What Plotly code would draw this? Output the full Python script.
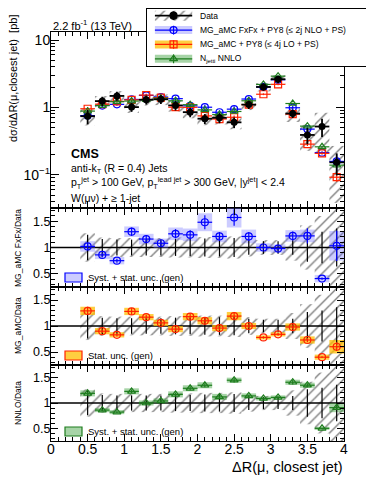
import plotly.graph_objects as go

# bins in Delta R (mu, closest jet), width 0.2
dr_centers = [0.5, 0.7, 0.9, 1.1, 1.3, 1.5, 1.7, 1.9, 2.1, 2.3, 2.5, 2.7, 2.9, 3.1, 3.3, 3.5, 3.7, 3.9]
bin_width = 0.2

# measured cross section [pb] and relative uncertainties
data_xsec = [0.74, 1.24, 1.48, 1.01, 1.30, 1.32, 1.07, 0.85, 0.68, 0.70, 0.60, 1.10, 2.01, 2.62, 0.81, 0.39, 0.52, 0.153]
data_stat = [0.24, 0.16, 0.15, 0.15, 0.15, 0.15, 0.16, 0.16, 0.17, 0.17, 0.18, 0.14, 0.12, 0.12, 0.14, 0.27, 0.30, 0.36]
data_syst = [0.27, 0.19, 0.18, 0.18, 0.18, 0.18, 0.19, 0.19, 0.20, 0.20, 0.21, 0.17, 0.14, 0.14, 0.25, 0.42, 0.60, 0.75]

# predictions [pb]
fxfx_xsec = [0.755, 1.066, 1.11, 1.313, 1.508, 1.426, 1.348, 1.054, 1.006, 0.847, 0.942, 1.331, 2.01, 2.568, 0.988, 0.476, 0.213, 0.158]
mg_xsec = [0.955, 1.116, 1.228, 1.293, 1.521, 1.399, 1.006, 1.003, 0.748, 0.672, 0.714, 1.10, 1.568, 2.20, 0.794, 0.285, 0.208, 0.092]
nnlo_xsec = [0.881, 1.066, 1.214, 1.242, 1.30, 1.373, 1.252, 1.097, 0.918, 0.784, 0.87, 1.254, 2.19, 2.91, 1.142, 0.527, 0.26, 0.139]

# prediction stat errors (relative) and uncertainty bands (ratio units)
fxfx_err = [0.07, 0.05, 0.05, 0.06, 0.06, 0.05, 0.07, 0.07, 0.09, 0.07, 0.10, 0.07, 0.04, 0.04, 0.07, 0.12, 0.05, 0.28]
mg_err = [0.06, 0.04, 0.04, 0.05, 0.04, 0.04, 0.05, 0.05, 0.06, 0.05, 0.06, 0.05, 0.03, 0.03, 0.05, 0.06, 0.04, 0.14]
nnlo_err = [0.03, 0.02, 0.02, 0.03, 0.02, 0.02, 0.03, 0.03, 0.03, 0.03, 0.03, 0.02, 0.02, 0.02, 0.03, 0.03, 0.02, 0.05]
fxfx_band = [0.10, 0.08, 0.07, 0.10, 0.10, 0.09, 0.12, 0.12, 0.17, 0.11, 0.19, 0.13, 0.08, 0.08, 0.11, 0.12, 0.07, 0.28]
mg_band = [0.08, 0.06, 0.05, 0.07, 0.06, 0.06, 0.06, 0.07, 0.07, 0.06, 0.08, 0.06, 0.04, 0.04, 0.07, 0.07, 0.05, 0.13]
nnlo_band = [0.06, 0.04, 0.04, 0.06, 0.05, 0.05, 0.06, 0.06, 0.06, 0.06, 0.05, 0.05, 0.04, 0.04, 0.05, 0.05, 0.03, 0.09]

# the page body has an 8px margin, so the figure is 8px smaller than the window
OFF = 8
W, H = 374 - OFF, 484 - OFF
FONT = "Liberation Sans, Arial, Helvetica, sans-serif"
BLUE, RED, GREEN = "#0000ff", "#ff2200", "#1e7d1e"
BLUE_F, ORANGE_F, GREEN_F = "rgba(110,110,255,0.35)", "rgba(255,190,0,0.75)", "rgba(60,160,60,0.45)"


def px(x):
    return (x - OFF) / W


def py(y):
    return 1 - (y - OFF) / H


hatch = dict(shape="/", fgcolor="#000000", bgcolor="rgba(0,0,0,0)", size=7, solidity=0.2)
nb = len(dr_centers)

fig = go.Figure()

# ---- main panel
fig.add_trace(go.Bar(x=dr_centers, y=[2 * d * s for d, s in zip(data_xsec, data_syst)],
                     base=[d * (1 - s) for d, s in zip(data_xsec, data_syst)], width=bin_width,
                     marker=dict(color="rgba(0,0,0,0)", line=dict(width=0), pattern=hatch),
                     xaxis="x", yaxis="y", showlegend=False))

preds = [("fxfx", fxfx_xsec, fxfx_err, fxfx_band, BLUE, BLUE_F, "circle-open", "x2", "y2"),
         ("mg", mg_xsec, mg_err, mg_band, RED, ORANGE_F, "square-open", "x3", "y3"),
         ("nnlo", nnlo_xsec, nnlo_err, nnlo_band, GREEN, GREEN_F, "triangle-up-open", "x4", "y4")]

for name, vals, err, band, col, fcol, sym, xa, ya in preds:
    fig.add_trace(go.Scatter(x=dr_centers, y=vals, mode="markers",
                             marker=dict(symbol=sym, size=7, color=col, line=dict(width=1.2, color=col)),
                             error_x=dict(type="constant", value=bin_width / 2, width=0, thickness=1.2, color=col),
                             error_y=dict(type="data", array=[v * e for v, e in zip(vals, err)], width=0,
                                          thickness=1.2, color=col),
                             xaxis="x", yaxis="y", showlegend=False))

fig.add_trace(go.Scatter(x=dr_centers, y=data_xsec, mode="markers",
                         marker=dict(symbol="circle", size=7, color="black"),
                         error_x=dict(type="constant", value=bin_width / 2, width=0, thickness=1.8, color="black"),
                         error_y=dict(type="data", array=[d * s for d, s in zip(data_xsec, data_stat)], width=0,
                                      thickness=1.8, color="black"),
                         xaxis="x", yaxis="y", showlegend=False))

# ---- ratio panels
for name, vals, err, band, col, fcol, sym, xa, ya in preds:
    ratio = [v / d for v, d in zip(vals, data_xsec)]
    fig.add_trace(go.Bar(x=dr_centers, y=[2 * s for s in data_syst], base=[1 - s for s in data_syst],
                         width=bin_width, marker=dict(color="rgba(0,0,0,0)", line=dict(width=0), pattern=hatch),
                         xaxis=xa, yaxis=ya, showlegend=False))
    fig.add_trace(go.Bar(x=dr_centers, y=[2 * b for b in band], base=[r - b for r, b in zip(ratio, band)],
                         width=bin_width, marker=dict(color=fcol, line=dict(width=0)),
                         xaxis=xa, yaxis=ya, showlegend=False))
    fig.add_trace(go.Scatter(x=dr_centers, y=[1] * nb, mode="markers", marker=dict(size=1, color="black"),
                             error_y=dict(type="data", array=data_stat, width=0, thickness=1.2, color="black"),
                             xaxis=xa, yaxis=ya, showlegend=False))
    rsym = "circle-open" if name != "nnlo" else sym
    fig.add_trace(go.Scatter(x=dr_centers, y=ratio, mode="markers",
                             marker=dict(symbol=rsym, size=7, color=col, line=dict(width=1.2, color=col)),
                             error_x=dict(type="constant", value=bin_width / 2, width=0, thickness=1.2, color=col),
                             error_y=dict(type="data", array=[r * e for r, e in zip(ratio, err)], width=0,
                                          thickness=1.2, color=col),
                             xaxis=xa, yaxis=ya, showlegend=False))
    fig.add_shape(type="line", xref=xa, yref=ya, x0=0, x1=4, y0=1, y1=1,
                  line=dict(color="black", width=1.3), layer="below")

# ---- legend (drawn on a helper axis so the box covers the frame)
leg_rows = [3.5, 2.5, 1.5, 0.5]
leg_labels = ["Data", "MG_aMC FxFx + PY8 (\u2264 2j NLO + PS)", "MG_aMC + PY8 (\u2264 4j LO + PS)",
              "N<sub>jetti</sub> NNLO"]
fig.add_trace(go.Bar(x=[0.5], y=[4], base=[0], width=[1], marker=dict(color="white", line=dict(width=0)),
                     xaxis="x5", yaxis="y5", showlegend=False, hoverinfo="skip"))
sx0, sx1 = 0.035, 0.2
sxc = (sx0 + sx1) / 2
fig.add_trace(go.Bar(x=[sxc], y=[0.7], base=[leg_rows[0] - 0.35], width=[sx1 - sx0],
                     marker=dict(color="rgba(0,0,0,0)", line=dict(width=0), pattern=hatch),
                     xaxis="x5", yaxis="y5", showlegend=False, hoverinfo="skip"))
leg_styles = [("black", None, "circle", 1.8)] + [(p[4], p[5], p[6], 1.2) for p in preds]
for row, (col, fcol, sym, lw) in zip(leg_rows, leg_styles):
    if fcol:
        fig.add_trace(go.Bar(x=[sxc], y=[0.56], base=[row - 0.28], width=[sx1 - sx0],
                             marker=dict(color=fcol, line=dict(width=0)),
                             xaxis="x5", yaxis="y5", showlegend=False, hoverinfo="skip"))
    fig.add_trace(go.Scatter(x=[sx0, sx1], y=[row, row], mode="lines", line=dict(color=col, width=lw),
                             xaxis="x5", yaxis="y5", showlegend=False, hoverinfo="skip"))
    fig.add_trace(go.Scatter(x=[sxc], y=[row], mode="markers",
                             marker=dict(symbol=sym, size=7, color=col, line=dict(width=1.2, color=col)),
                             error_y=dict(type="constant", value=0.3, width=0, thickness=lw, color=col),
                             xaxis="x5", yaxis="y5", showlegend=False, hoverinfo="skip"))
for row, lab in zip(leg_rows, leg_labels):
    fig.add_annotation(x=0.225, y=row, xref="x5", yref="y5", text=lab, showarrow=False,
                       xanchor="left", yanchor="middle", font=dict(size=8.5, family=FONT, color="black"))

# ---- axes
XD = [px(51), px(344)]
doms = {"": [py(208), py(32)], "2": [py(287), py(208)], "3": [py(365), py(287)], "4": [py(441), py(365)]}
for k, dom in doms.items():
    fig.update_layout(**{
        "xaxis" + k: dict(domain=XD, anchor="y" + k, range=[0, 4], dtick=0.5, tick0=0, ticks="inside",
                          ticklen=7, tickcolor="black", mirror="allticks", showline=True, linecolor="black",
                          linewidth=1, showgrid=False, zeroline=False, showticklabels=(k == "4"),
                          automargin=False, ticklabelstandoff=-5,
                          tickfont=dict(size=14, family=FONT, color="black"),
                          minor=dict(dtick=0.1, ticks="inside", ticklen=4, tickcolor="black", showgrid=False)),
    })
    if k == "":
        minor_vals = [m * 10.0 ** e for e in (-2, -1, 0, 1) for m in range(2, 10)]
        fig.update_layout(yaxis=dict(domain=dom, anchor="x", type="log", range=[-1.493, 1.119],
                                     tickmode="array", tickvals=[0.1, 1, 10],
                                     ticktext=["10<sup>\u22121</sup>", "1", "10"], ticks="inside", ticklen=8,
                                     tickcolor="black", mirror="allticks", showline=True, linecolor="black",
                                     linewidth=1, showgrid=False, zeroline=False, automargin=False,
                                     ticklabelstandoff=-3,
                                     tickfont=dict(size=14, family=FONT, color="black"),
                                     minor=dict(tickmode="array", tickvals=minor_vals, ticks="inside", ticklen=4,
                                                tickcolor="black", showgrid=False)))
    else:
        fig.update_layout(**{
            "yaxis" + k: dict(domain=dom, anchor="x" + k, range=[0.25, 1.75], dtick=0.5, tick0=0,
                              ticks="inside", ticklen=7, tickcolor="black", mirror="allticks", showline=True,
                              linecolor="black", linewidth=1, showgrid=False, zeroline=False, automargin=False,
                              ticklabelstandoff=-3,
                              tickfont=dict(size=12.5, family=FONT, color="black"),
                              minor=dict(dtick=0.1, ticks="inside", ticklen=4, tickcolor="black", showgrid=False)),
        })

fig.update_layout(
    xaxis5=dict(domain=[px(147), px(373)], anchor="y5", range=[0, 1], showline=True, mirror=True,
                linecolor="black", linewidth=1, showticklabels=False, ticks="", showgrid=False, zeroline=False,
                fixedrange=True, automargin=False),
    yaxis5=dict(domain=[py(66), py(8.5)], anchor="x5", range=[0, 4], showline=True, mirror=True,
                linecolor="black", linewidth=1, showticklabels=False, ticks="", showgrid=False, zeroline=False,
                fixedrange=True, automargin=False),
)

# ---- ratio panel band keys
keys = [(py(282), py(273), BLUE_F, BLUE, "Syst. + stat. unc. (gen)", 277.5),
        (py(360), py(351), ORANGE_F, RED, "Stat. unc. (gen)", 355.5),
        (py(436), py(427), GREEN_F, GREEN, "Syst. + stat. unc. (gen)", 431.5)]
for y0, y1, fcol, lcol, txt, yc in keys:
    fig.add_shape(type="rect", xref="paper", yref="paper", x0=px(65), x1=px(82), y0=y0, y1=y1,
                  fillcolor=fcol, line=dict(color=lcol, width=1.2))
    fig.add_annotation(x=px(86), y=py(yc), xref="paper", yref="paper", text=txt, showarrow=False,
                       xanchor="left", yanchor="middle", font=dict(size=9.5, family=FONT, color="black"))

# ---- texts
texts = [
    (px(51), py(25.5), "2.2 fb<sup>-1</sup> (13 TeV)", 11, "left"),
    (px(69), py(154), "<b>CMS</b>", 12.5, "left"),
    (px(69), py(169), "anti-k<sub>T</sub> (R = 0.4) Jets", 10.5, "left"),
    (px(69), py(183), "p<sub>T</sub><sup>jet</sup> > 100 GeV, p<sub>T</sub><sup>lead jet</sup> > 300 GeV, "
                      "|y<sup>jet</sup>| < 2.4", 10.5, "left"),
    (px(69), py(198), "W(\u03bc\u03bd) + \u2265 1-jet", 10.5, "left"),
    (px(345), py(467), "\u0394R(\u03bc, closest jet)", 14.5, "right"),
]
for x, y, t, s, anc in texts:
    fig.add_annotation(x=x, y=y, xref="paper", yref="paper", text=t, showarrow=False, xanchor=anc,
                       yanchor="middle", font=dict(size=s, family=FONT, color="black"))

ytitles = [(13, 79, "d\u03c3/d\u0394R(\u03bc,closest jet)  [pb]", 11),
           (18, 248, "MG_aMC FxFx/Data", 8.5),
           (18, 326, "MG_aMC/Data", 8.5),
           (18, 403, "NNLO/Data", 8.5)]
for x, y, t, s in ytitles:
    fig.add_annotation(x=px(x), y=py(y), xref="paper", yref="paper", text=t, showarrow=False, textangle=-90,
                       xanchor="center", yanchor="middle", font=dict(size=s, family=FONT, color="black"))

fig.update_layout(width=W, height=H, margin=dict(l=0, r=0, t=0, b=0), autosize=False,
                  paper_bgcolor="white", plot_bgcolor="white", barmode="overlay", showlegend=False,
                  font=dict(family=FONT, color="black"))

fig.write_html("out.html")
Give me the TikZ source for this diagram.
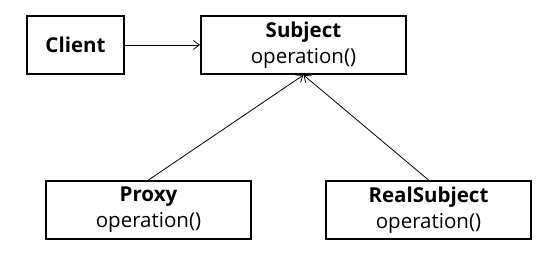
\documentclass[tikz,border=0pt]{standalone}
\usepackage{fontspec}
\setmainfont{Open Sans}
\usetikzlibrary{arrows.meta}
\begin{document}
\begin{tikzpicture}[x=1pt,y=-1pt,
  box/.style={draw, line width=2pt, inner sep=0pt, align=center, font=\fontsize{20.5}{26}\selectfont},
  conn/.style={line width=0.8pt, -{Straight Barb[length=6pt,width=9pt]}}]
\useasboundingbox (0,0) rectangle (555,253);
\node[box, minimum width=97pt, minimum height=58pt] (client) at (75.5,45) {\textbf{Client}};
\node[box, minimum width=205pt, minimum height=58pt] (subject) at (303.5,45) {\textbf{Subject}\\operation()};
\node[box, minimum width=205pt, minimum height=58pt] (proxy) at (148.5,210) {\textbf{Proxy}\\operation()};
\node[box, minimum width=205pt, minimum height=58pt] (real) at (428.5,210) {\textbf{RealSubject}\\operation()};
\draw[conn] (client.east) -- (subject.west);
\draw[conn] (proxy.north) -- (subject.south);
\draw[conn] (real.north) -- (subject.south);
\end{tikzpicture}
\end{document}
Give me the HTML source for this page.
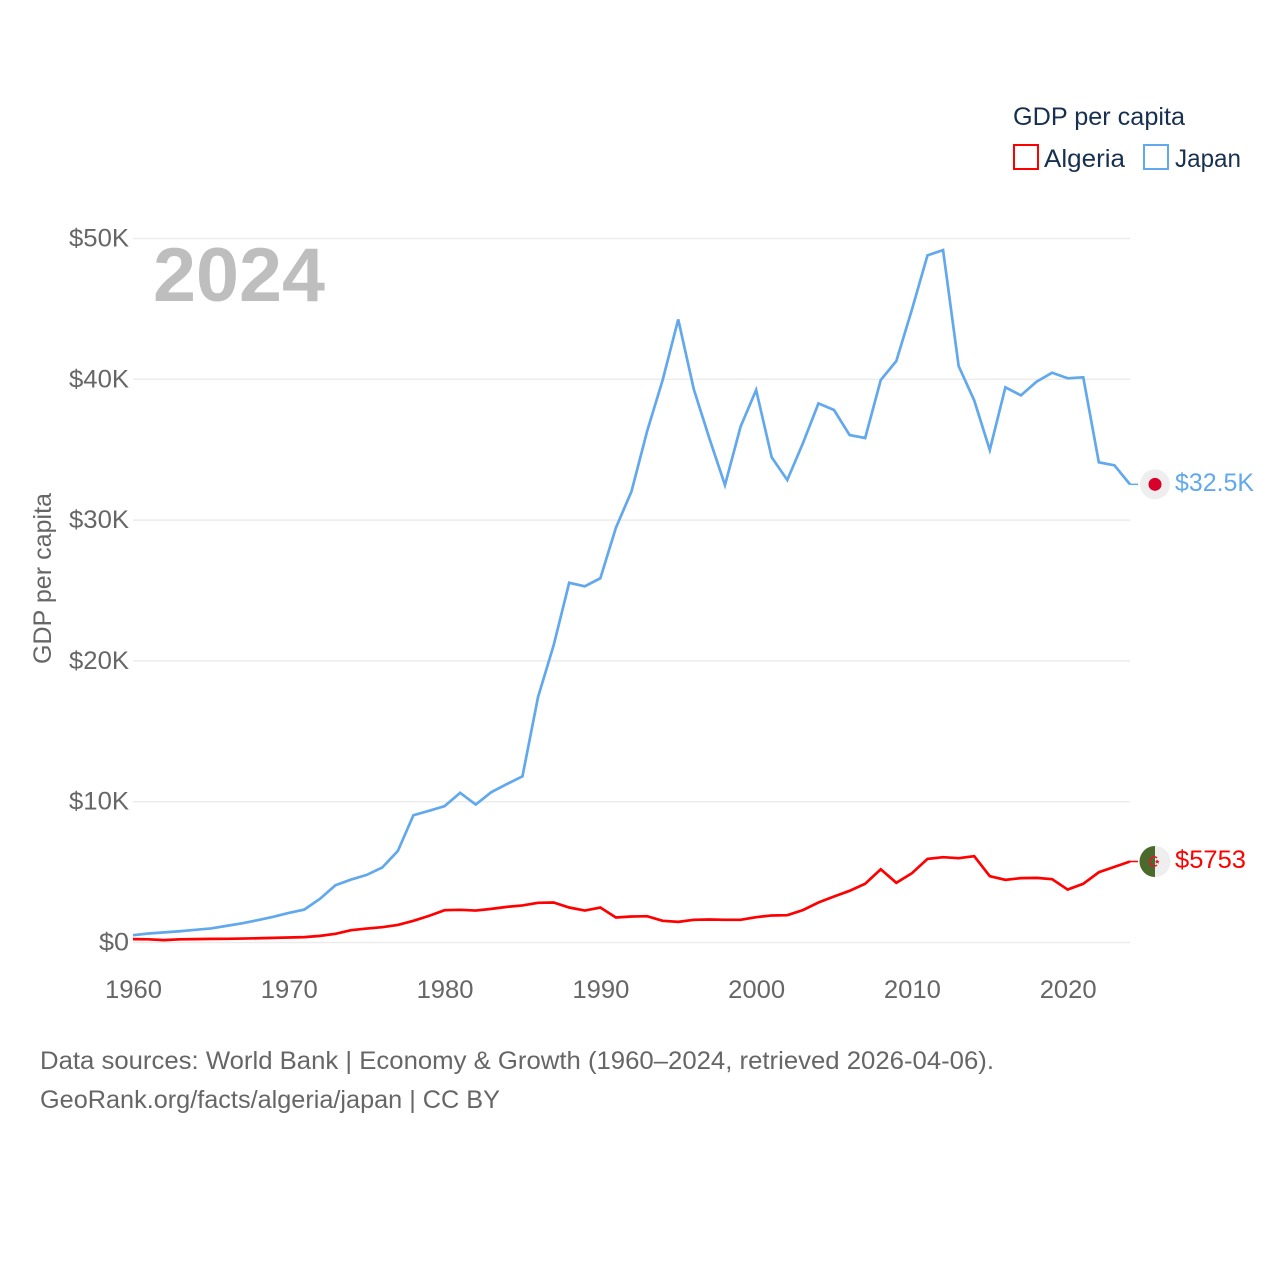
<!DOCTYPE html>
<html lang="en">
<head>
<meta charset="utf-8">
<title>GDP per capita: Algeria and Japan</title>
<style>
html,body{margin:0;padding:0;background:#fff;width:1280px;height:1280px;overflow:hidden}
svg{display:block}
text{font-family:"Liberation Sans",sans-serif}
</style>
</head>
<body>
<svg id="chart" xmlns="http://www.w3.org/2000/svg" width="1280" height="1280" viewBox="0 0 1280 1280">
  <rect x="0" y="0" width="1280" height="1280" fill="#ffffff"/>
  <g id="grid"></g>
  <g id="y-axis"></g>
  <g id="x-axis"></g>
  <text x="153" y="301" font-size="76" font-weight="700" fill="#bebebe" textLength="172" lengthAdjust="spacingAndGlyphs">2024</text>
  <text transform="translate(51,664) rotate(-90)" font-size="25" fill="#666666" textLength="171" lengthAdjust="spacingAndGlyphs">GDP per capita</text>
  <g id="series"></g>
  <g id="end-markers"></g>
  <g>
    <text x="1013" y="125" font-size="25" fill="#18304f" textLength="172" lengthAdjust="spacingAndGlyphs">GDP per capita</text>
    <g>
      <rect x="1014" y="145" width="24" height="24" fill="none" stroke="#ff0000" stroke-width="2"/>
      <text x="1044" y="167" font-size="25" fill="#18304f" textLength="81" lengthAdjust="spacingAndGlyphs">Algeria</text>
    </g>
    <g>
      <rect x="1144" y="145" width="24" height="24" fill="none" stroke="#62a8ec" stroke-width="2"/>
      <text x="1175" y="167" font-size="25" fill="#18304f" textLength="66" lengthAdjust="spacingAndGlyphs">Japan</text>
    </g>
  </g>
  <g>
    <text x="40" y="1069" font-size="25" fill="#666666" textLength="954" lengthAdjust="spacingAndGlyphs">Data sources: World Bank | Economy &amp; Growth (1960–2024, retrieved 2026-04-06).</text>
    <text x="40" y="1108" font-size="25" fill="#666666" textLength="460" lengthAdjust="spacingAndGlyphs">GeoRank.org/facts/algeria/japan | CC BY</text>
  </g>
</svg>
<script>
const years = [1960,1961,1962,1963,1964,1965,1966,1967,1968,1969,1970,1971,1972,1973,1974,1975,1976,1977,1978,1979,1980,1981,1982,1983,1984,1985,1986,1987,1988,1989,1990,1991,1992,1993,1994,1995,1996,1997,1998,1999,2000,2001,2002,2003,2004,2005,2006,2007,2008,2009,2010,2011,2012,2013,2014,2015,2016,2017,2018,2019,2020,2021,2022,2023,2024];
const japanValues = [520,640,720,800,900,1000,1180,1360,1585,1820,2100,2340,3100,4070,4470,4800,5325,6500,9040,9350,9680,10630,9800,10675,11250,11800,17430,21100,25550,25300,25870,29460,32040,36300,39950,44250,39290,35800,32490,36630,39240,34460,32850,35450,38290,37820,36040,35830,39950,41300,44950,48800,49180,40940,38500,34980,39430,38860,39830,40470,40070,40140,34100,33890,32540];
const algeriaValues = [237,225,170,225,240,260,262,280,300,330,355,380,470,615,875,990,1090,1250,1540,1890,2295,2320,2270,2390,2530,2630,2820,2840,2485,2270,2485,1775,1845,1870,1540,1465,1610,1635,1610,1610,1800,1920,1940,2300,2840,3270,3670,4170,5200,4240,4920,5940,6060,5990,6130,4710,4450,4570,4590,4500,3760,4170,4990,5370,5753];
const yTicks = [0,10000,20000,30000,40000,50000];
const xTicks = [1960,1970,1980,1990,2000,2010,2020];

const svgNS = 'http://www.w3.org/2000/svg';
const xScale = function (year) { return 133 + (year - 1960) * (997 / 64); };
const yScale = function (value) { return 942.5 - value * (704 / 50000); };
const yTickText = function (v) { return v === 0 ? '$0' : '$' + (v / 1000) + 'K'; };
const endText = function (v) { return v >= 10000 ? '$' + (v / 1000).toFixed(1) + 'K' : '$' + Math.round(v); };
const make = function (tag, attrs) {
  const el = document.createElementNS(svgNS, tag);
  Object.keys(attrs).forEach(function (k) { el.setAttribute(k, attrs[k]); });
  return el;
};

const gridG = document.getElementById('grid');
const yG = document.getElementById('y-axis');
yTicks.forEach(function (v) {
  const line = make('line', { x1: 133, x2: 1130, y1: yScale(v), y2: yScale(v), stroke: '#ececec', 'stroke-width': 1.5 });
  
  
  gridG.appendChild(line);
  const label = yTickText(v);
  const t = make('text', { x: 129, y: yScale(v) + 8, 'text-anchor': 'end', 'font-size': 25, fill: '#666666', textLength: label.length * 15, lengthAdjust: 'spacingAndGlyphs' });
  
  
  t.textContent = label;
  yG.appendChild(t);
});

const xG = document.getElementById('x-axis');
xTicks.forEach(function (yr) {
  const t = make('text', { x: xScale(yr) + 0.5, y: 998, 'text-anchor': 'middle', 'font-size': 25, fill: '#666666', textLength: 57, lengthAdjust: 'spacingAndGlyphs' });
  
  
  t.textContent = String(yr);
  xG.appendChild(t);
});

const seriesG = document.getElementById('series');
const drawSeries = function (values, color, name) {
  const pts = values.map(function (v, i) { return xScale(years[i]).toFixed(2) + ',' + yScale(v).toFixed(2); }).join(' ');
  const line = make('polyline', { points: pts, fill: 'none', stroke: color, 'stroke-width': 2.7, 'stroke-linejoin': 'miter' });
  
  
  seriesG.appendChild(line);
  const lastV = values[values.length - 1];
  const lastX = xScale(years[years.length - 1]);
  const conn = make('line', { x1: lastX, x2: lastX + 8, y1: yScale(lastV), y2: yScale(lastV), stroke: color, 'stroke-width': 1.5 });
  
  
  seriesG.appendChild(conn);
};
drawSeries(japanValues, '#62a8ec', 'japan-line');
drawSeries(algeriaValues, '#ff0000', 'algeria-line');

const markers = document.getElementById('end-markers');
const addLabel = function (v, color, width, name) {
  const t = make('text', { x: 1175, y: yScale(v) + 6.5, 'font-size': 25, fill: color, textLength: width, lengthAdjust: 'spacingAndGlyphs' });
  
  
  t.textContent = endText(v);
  markers.appendChild(t);
};

/* Japan flag marker */
const jpV = japanValues[japanValues.length - 1];
const jp = make('g', { transform: 'translate(1155,' + yScale(jpV) + ')' });


jp.appendChild(make('circle', { cx: 0, cy: 0, r: 15, fill: '#eeeeee' }));
jp.appendChild(make('circle', { cx: 0, cy: 0, r: 6.5, fill: '#d8002a' }));
markers.appendChild(jp);
addLabel(jpV, '#62a8ec', 79, 'japan-end-label');

/* Algeria flag marker */
const dzV = algeriaValues[algeriaValues.length - 1];
const dz = make('g', { transform: 'translate(1155,' + yScale(dzV) + ')' });


dz.appendChild(make('circle', { cx: 0, cy: 0, r: 15.5, fill: '#eeeeee' }));
dz.appendChild(make('path', { d: 'M0,-15.5 A15.5,15.5 0 0 0 0,15.5 Z', fill: '#4a6a2c' }));
dz.appendChild(make('path', { d: 'M2,-3.6 A4.6,4.6 0 1 0 2,3.6', fill: 'none', stroke: '#e8112d', 'stroke-width': 1.5 }));
dz.appendChild(make('polygon', { points: '2,-2 3,-0.6 4.6,-0.6 3.4,0.5 3.9,2.1 2,1.2 0.5,2.1 1,0.5 -0.2,-0.6 1.2,-0.6', fill: '#e8112d' }));
markers.appendChild(dz);
addLabel(dzV, '#ff0000', 71, 'algeria-end-label');
</script>
</body>
</html>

What this task involves: Repeat word for word the lines above, from the first entry through the line containing "bin_width = 0.2", with both ends kept and the pictures dropped.

Correct response:
What Plotly code would draw this? Output the full Python script.
import plotly.graph_objects as go

# bins in Delta R (mu, closest jet), width 0.2
dr_centers = [0.5, 0.7, 0.9, 1.1, 1.3, 1.5, 1.7, 1.9, 2.1, 2.3, 2.5, 2.7, 2.9, 3.1, 3.3, 3.5, 3.7, 3.9]
bin_width = 0.2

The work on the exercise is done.